41. 気仙沼弁講座(ツンテコヤ) (1998.12.29)

正月を迎えるために、実家にいる。
18年間、気仙沼で育ち、20年間、東京で暮らした。
東京で「気仙沼弁を話してみて」と言われると、ちょっと困る。見栄を張るわけではないが、とっさに方言は出ないものなんだ。
ところが、電話などで、両親と話すと途端に気仙沼弁になっているんだから、不思議だ。

方言でも、祖母の世代と、両親の世代と、われわれでは、微妙に異なる。
まして、今のガキどもの方言は、また違っているはずだから、いちがいに気仙沼弁と言っても、種類はさまざまである。まぁ、バージョン明治時代とか、バージョン戦前、バージョン戦後、という感じかな。
最新バージョンは、平成10年。来年は、世紀末バージョンが出ます。すごそぉ〜〜。

コギャル言葉を聞いてみると、日本語の流れの早さに、たまげる。
もしも、言葉に変化がなければ、「古典」という科目はなかったし、森鴎外や樋口一葉も、すらすら読めるはずだよね。

言葉ってのは、生ものだ。
今年一番の流行語「だっちゅうの」は、賞味期限が厳しそう。気をつけねば。

さぁ〜て、「ツンテコ・ツンテコ・ツンテコヤ〜♪」を御存じだろうか?
手をグー・パーに開いたり、閉じたりしながら、節をつけて、歌う。
効用は、半泣きの赤ちゃんが笑顔になる。
半泣き(ここが注意だな)の赤ちゃんの目の前で、「ツンテコ〜〜」をやると、おもわず笑顔になる。ただし、激しく泣叫ぶ赤ちゃんでやると、逆効果になるので、御注意いただきたい。

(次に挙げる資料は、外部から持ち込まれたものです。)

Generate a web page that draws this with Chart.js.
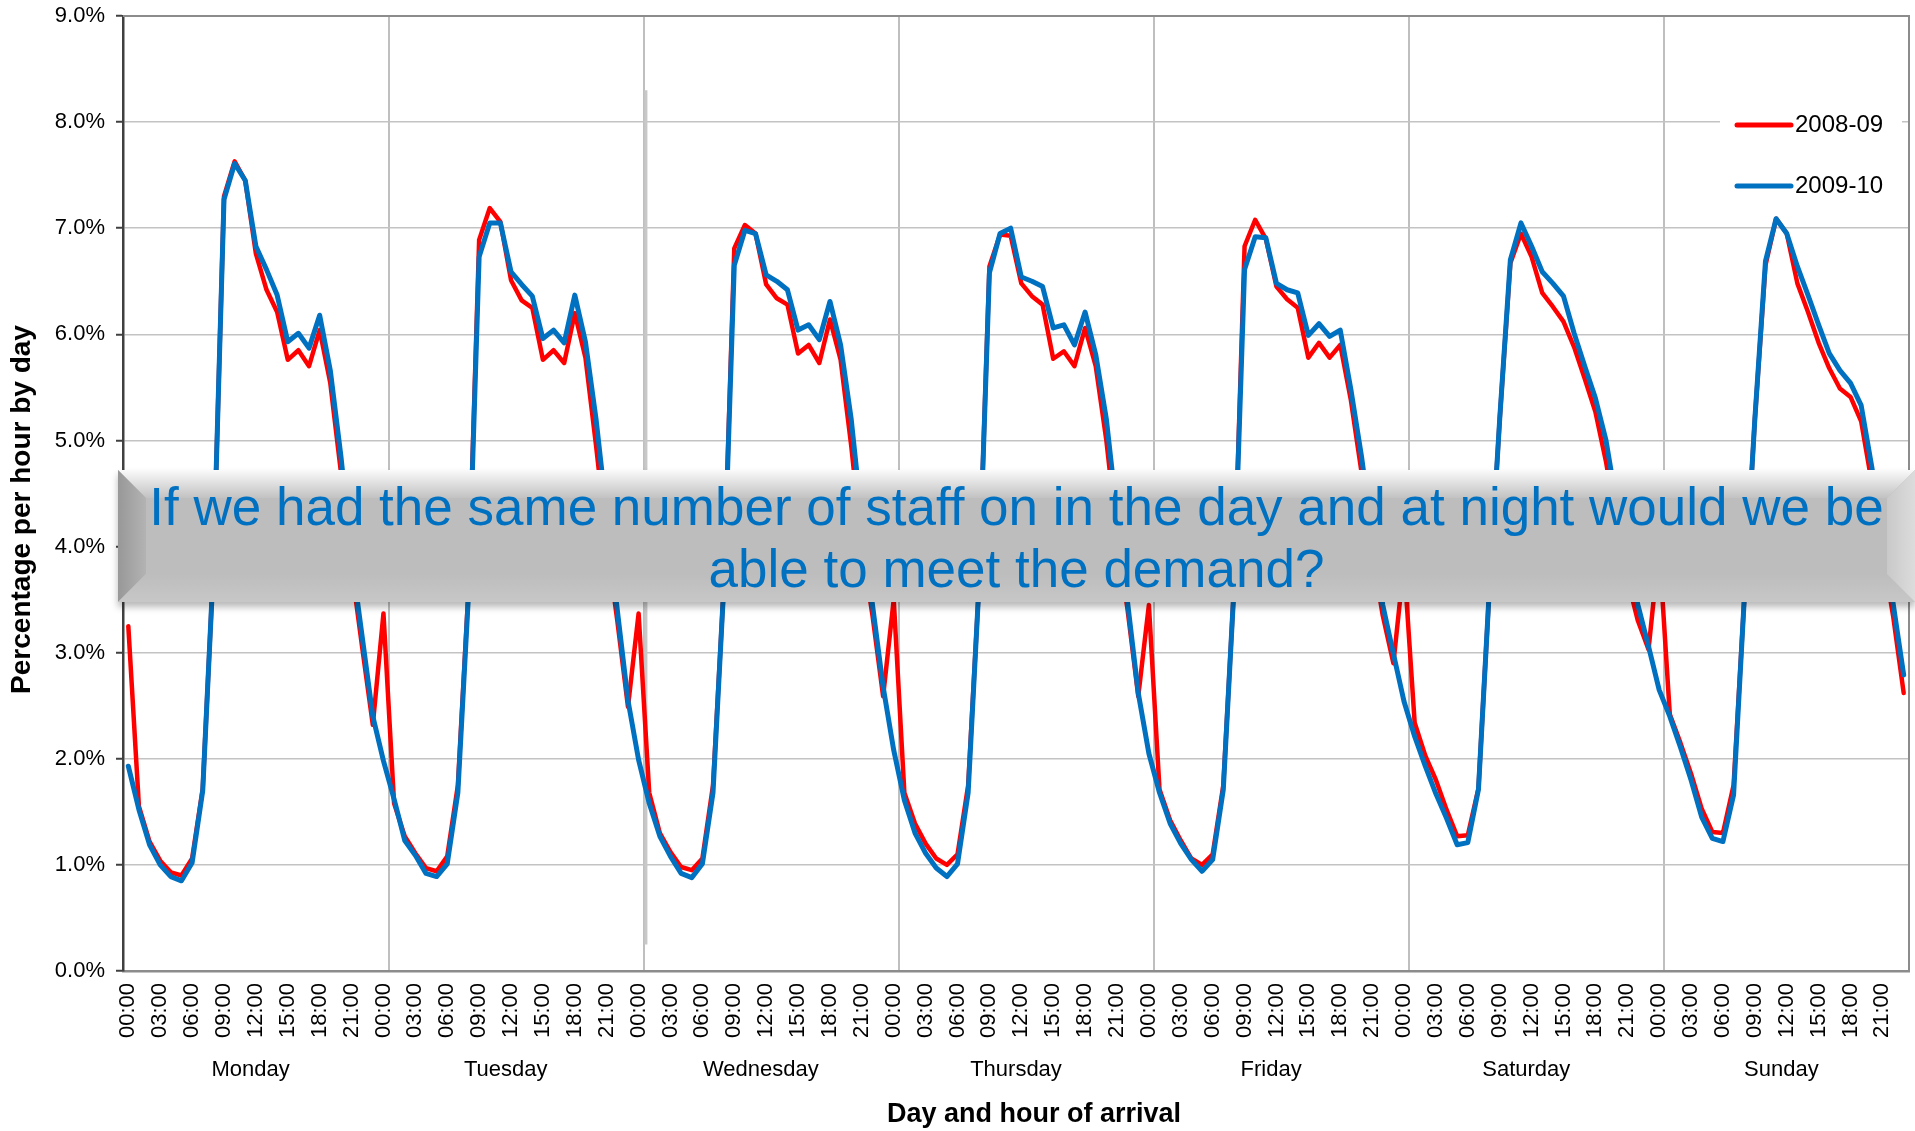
<!DOCTYPE html>
<html lang="en">

<head>
    <meta charset="UTF-8" />
    <title>Percentage per hour by day - arrivals</title>
    <script src="https://cdn.jsdelivr.net/npm/chart.js"></script>
    <style>
        body { margin: 0; background: #fff; }
        #wrap { position: relative; width: 1915px; height: 1131px; }
        #banner {
            position: absolute; left: 118px; top: 470px; width: 1797px; height: 132px;
            background: #bdbdbd;
            box-shadow: 0 5px 7px rgba(0, 0, 0, 0.28);
            font-family: "Liberation Sans", Arial, sans-serif;
            font-size: 53px; line-height: 62px; color: #0070c0; text-align: center;
        }
        .bevel { position: absolute; }
        .b-top { left: 0; top: 0; width: 100%; height: 28px;
            clip-path: polygon(0 0, 100% 0, calc(100% - 28px) 100%, 28px 100%);
            background: linear-gradient(#fafafa, #c2c2c2); }
        .b-left { left: 0; top: 0; width: 28px; height: 100%;
            clip-path: polygon(0 0, 100% 28px, 100% calc(100% - 28px), 0 100%);
            background: linear-gradient(90deg, #989898, #b3b3b3); }
        .b-bottom { left: 0; bottom: 0; width: 100%; height: 28px;
            clip-path: polygon(28px 0, calc(100% - 28px) 0, 100% 100%, 0 100%);
            background: linear-gradient(#bdbdbd, #c7c7c7); }
        .b-right { right: 0; top: 0; width: 28px; height: 100%;
            clip-path: polygon(0 28px, 100% 0, 100% 100%, 0 calc(100% - 28px));
            background: linear-gradient(90deg, #c9c9c9, #dcdcdc); }
        .txt { position: relative; padding-top: 6px; }
    </style>
</head>

<body>
    <div id="wrap">
        <canvas id="grafica"></canvas>
        <div id="banner">
            <div class="bevel b-top"></div>
            <div class="bevel b-left"></div>
            <div class="bevel b-bottom"></div>
            <div class="bevel b-right"></div>
            <div class="txt">If we had the same number of staff on in the day and at night would we be<br>able to meet the demand?</div>
        </div>
    </div>

    <script>
        const days = ["Monday", "Tuesday", "Wednesday", "Thursday", "Friday", "Saturday", "Sunday"];
        const hours = ["00:00", "01:00", "02:00", "03:00", "04:00", "05:00", "06:00", "07:00",
            "08:00", "09:00", "10:00", "11:00", "12:00", "13:00", "14:00", "15:00",
            "16:00", "17:00", "18:00", "19:00", "20:00", "21:00", "22:00", "23:00"];

        // % of the day's arrivals in each hour, Monday 00:00 .. Sunday 23:00
        const serie0809 = [
            3.25, 1.55, 1.22, 1.04, 0.93, 0.90, 1.06, 1.72, 3.80, 7.30, 7.63, 7.45, 6.76, 6.42, 6.21, 5.76, 5.85, 5.70, 6.04, 5.54, 4.70, 3.80, 3.05, 2.32,
            3.37, 1.58, 1.27, 1.11, 0.97, 0.94, 1.08, 1.75, 3.60, 6.89, 7.19, 7.06, 6.51, 6.32, 6.25, 5.76, 5.85, 5.73, 6.20, 5.78, 4.95, 4.05, 3.30, 2.49,
            3.37, 1.68, 1.30, 1.12, 0.98, 0.95, 1.06, 1.75, 3.60, 6.81, 7.03, 6.95, 6.47, 6.34, 6.28, 5.82, 5.90, 5.73, 6.14, 5.76, 4.95, 4.00, 3.35, 2.59,
            3.50, 1.68, 1.39, 1.20, 1.06, 1.00, 1.10, 1.75, 3.60, 6.64, 6.94, 6.93, 6.48, 6.36, 6.28, 5.77, 5.84, 5.70, 6.06, 5.70, 5.00, 4.10, 3.40, 2.59,
            3.45, 1.71, 1.42, 1.23, 1.06, 1.00, 1.10, 1.75, 3.60, 6.83, 7.08, 6.90, 6.45, 6.33, 6.25, 5.78, 5.92, 5.78, 5.90, 5.38, 4.70, 3.95, 3.35, 2.90,
            3.85, 2.34, 2.03, 1.80, 1.52, 1.27, 1.28, 1.72, 3.55, 5.20, 6.67, 6.95, 6.73, 6.39, 6.26, 6.12, 5.88, 5.58, 5.27, 4.80, 4.20, 3.70, 3.30, 3.03,
            4.00, 2.42, 2.15, 1.86, 1.53, 1.31, 1.30, 1.75, 3.50, 5.20, 6.65, 7.09, 6.95, 6.48, 6.21, 5.92, 5.68, 5.49, 5.41, 5.18, 4.60, 3.95, 3.35, 2.62
        ];
        const serie0910 = [
            1.93, 1.52, 1.19, 1.00, 0.89, 0.85, 1.02, 1.70, 3.80, 7.27, 7.61, 7.45, 6.83, 6.61, 6.37, 5.93, 6.01, 5.87, 6.18, 5.66, 4.85, 3.90, 3.15, 2.40,
            1.98, 1.62, 1.23, 1.09, 0.92, 0.89, 1.01, 1.68, 3.55, 6.73, 7.05, 7.05, 6.59, 6.47, 6.36, 5.96, 6.04, 5.92, 6.37, 5.93, 5.20, 4.30, 3.40, 2.55,
            1.99, 1.58, 1.27, 1.08, 0.92, 0.88, 1.01, 1.68, 3.60, 6.65, 6.98, 6.95, 6.56, 6.50, 6.42, 6.04, 6.09, 5.95, 6.31, 5.90, 5.20, 4.25, 3.45, 2.68,
            2.08, 1.61, 1.30, 1.11, 0.97, 0.89, 1.01, 1.68, 3.60, 6.58, 6.95, 7.00, 6.54, 6.50, 6.45, 6.06, 6.09, 5.90, 6.21, 5.81, 5.20, 4.30, 3.47, 2.62,
            2.05, 1.68, 1.39, 1.20, 1.05, 0.94, 1.05, 1.71, 3.60, 6.61, 6.92, 6.91, 6.48, 6.42, 6.39, 5.99, 6.10, 5.98, 6.04, 5.48, 4.85, 4.10, 3.45, 2.99,
            2.54, 2.21, 1.93, 1.67, 1.44, 1.19, 1.21, 1.71, 3.55, 5.20, 6.70, 7.05, 6.83, 6.59, 6.48, 6.36, 6.01, 5.70, 5.40, 5.00, 4.40, 3.90, 3.45, 3.06,
            2.65, 2.40, 2.11, 1.80, 1.45, 1.25, 1.22, 1.66, 3.50, 5.20, 6.69, 7.09, 6.95, 6.64, 6.37, 6.09, 5.82, 5.66, 5.54, 5.33, 4.75, 4.10, 3.47, 2.79
        ];

        const labels = days.flatMap(() => hours);
        const fuente = "'Liberation Sans', Arial, sans-serif";

        // keep Chart.js from adding label overflow padding around the plot
        function sinPadding(s) {
            s.paddingLeft = 0;
            s.paddingRight = 0;
            s.paddingTop = 0;
            s.paddingBottom = 0;
        }

        // borders, legend, day names and axis titles
        const decor = {
            id: "decor",
            beforeDatasetsDraw(chart) {
                const { ctx, chartArea: a, scales: { x, y } } = chart;
                ctx.save();
                ctx.strokeStyle = "#8c8c8c";
                ctx.lineWidth = 2;
                ctx.beginPath();
                ctx.moveTo(a.left, a.top);
                ctx.lineTo(a.right, a.top);
                ctx.lineTo(a.right, a.bottom);
                ctx.stroke();
                // stray thicker strip beside the Wednesday line
                const xw = (x.getPixelForValue(48) + x.getPixelForValue(49)) / 2 + 2;
                ctx.strokeStyle = "#c8c8c8";
                ctx.lineWidth = 3;
                ctx.beginPath();
                ctx.moveTo(xw, y.getPixelForValue(8.3));
                ctx.lineTo(xw, y.getPixelForValue(0.25));
                ctx.stroke();
                ctx.restore();
            },
            afterDatasetsDraw(chart) {
                const { ctx, chartArea: a, scales: { x } } = chart;
                ctx.save();
                // legend
                ctx.fillStyle = "#fff";
                ctx.fillRect(a.right - 189, a.top + 76, 182, 114);
                chart.data.datasets.forEach((ds, i) => {
                    const ly = a.top + 109 + i * 61;
                    ctx.strokeStyle = ds.borderColor;
                    ctx.lineWidth = 5;
                    ctx.lineCap = "round";
                    ctx.beginPath();
                    ctx.moveTo(a.right - 172, ly);
                    ctx.lineTo(a.right - 118, ly);
                    ctx.stroke();
                    ctx.fillStyle = "#000";
                    ctx.font = "24px " + fuente;
                    ctx.textAlign = "left";
                    ctx.textBaseline = "middle";
                    ctx.fillText(ds.label, a.right - 114, ly);
                });
                // day names under the hour labels
                ctx.fillStyle = "#000";
                ctx.textAlign = "center";
                ctx.font = "22px " + fuente;
                days.forEach((d, i) => {
                    const cx = (x.getPixelForValue(i * 24) + x.getPixelForValue(i * 24 + 23)) / 2;
                    ctx.fillText(d, cx, a.bottom + 99);
                });
                // axis titles
                ctx.font = "bold 27px " + fuente;
                ctx.fillText("Day and hour of arrival", (a.left + a.right) / 2 + 18, a.bottom + 144);
                ctx.translate(22, (a.top + a.bottom) / 2 + 16);
                ctx.rotate(-Math.PI / 2);
                ctx.font = "bold 28px " + fuente;
                ctx.fillText("Percentage per hour by day", 0, 0);
                ctx.restore();
            }
        };

        new Chart(document.getElementById("grafica"), {
            type: "line",
            data: {
                labels,
                datasets: [
                    { label: "2008-09", data: serie0809, borderColor: "#ff0000", borderWidth: 4.5, order: 2 },
                    { label: "2009-10", data: serie0910, borderColor: "#0070c0", borderWidth: 5, order: 1 }
                ]
            },
            options: {
                responsive: true,
                maintainAspectRatio: false,
                animation: false,
                devicePixelRatio: 1,
                layout: { padding: { top: 16, right: 6, left: 0, bottom: 0 } },
                elements: {
                    point: { radius: 0 },
                    line: { tension: 0, borderJoinStyle: "round", borderCapStyle: "round" }
                },
                plugins: { legend: { display: false }, tooltip: { enabled: false } },
                scales: {
                    x: {
                        offset: true,
                        grid: {
                            offset: true,
                            drawTicks: false,
                            lineWidth: 2,
                            color: c => (c.index % 24 === 1 && c.index > 1) ? "#bfbfbf" : "rgba(0,0,0,0)"
                        },
                        border: { color: "#8c8c8c", width: 2.5 },
                        ticks: {
                            autoSkip: false,
                            minRotation: 90,
                            maxRotation: 90,
                            padding: 12,
                            color: "#000",
                            font: { family: fuente, size: 22 },
                            callback: (v, i) => i % 3 === 0 ? labels[i] : ""
                        },
                        afterFit: s => { s.height = 160; sinPadding(s); }
                    },
                    y: {
                        min: 0,
                        max: 9,
                        ticks: {
                            stepSize: 1,
                            padding: 11,
                            color: "#000",
                            font: { family: fuente, size: 22 },
                            callback: v => v.toFixed(1) + "%"
                        },
                        grid: { color: "#c3c3c3", lineWidth: 1.5, tickLength: 7, tickColor: "#404040", tickWidth: 2 },
                        border: { color: "#404040", width: 2.5 },
                        afterFit: s => { s.width = 123; sinPadding(s); }
                    }
                }
            },
            plugins: [decor]
        });
    </script>
</body>

</html>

気仙沼弁というよりは、うちの父(と祖母)の子供のあやし方である。
これを甥っこ(3才)が、きっちりとまねをし、弟(1才)にやってあげる。
美しい兄弟愛。見ているおばちゃん(私)は、思わず涙ぐむ。しかし、これは、よそでも通用するのだろうか? わからない。

近頃、方言として、いばれることと、オヤマ家だけに伝わることの2つがあることに気付いた。
となると、私自身がきちんと気仙沼弁を学ぶ必要があるわけだな。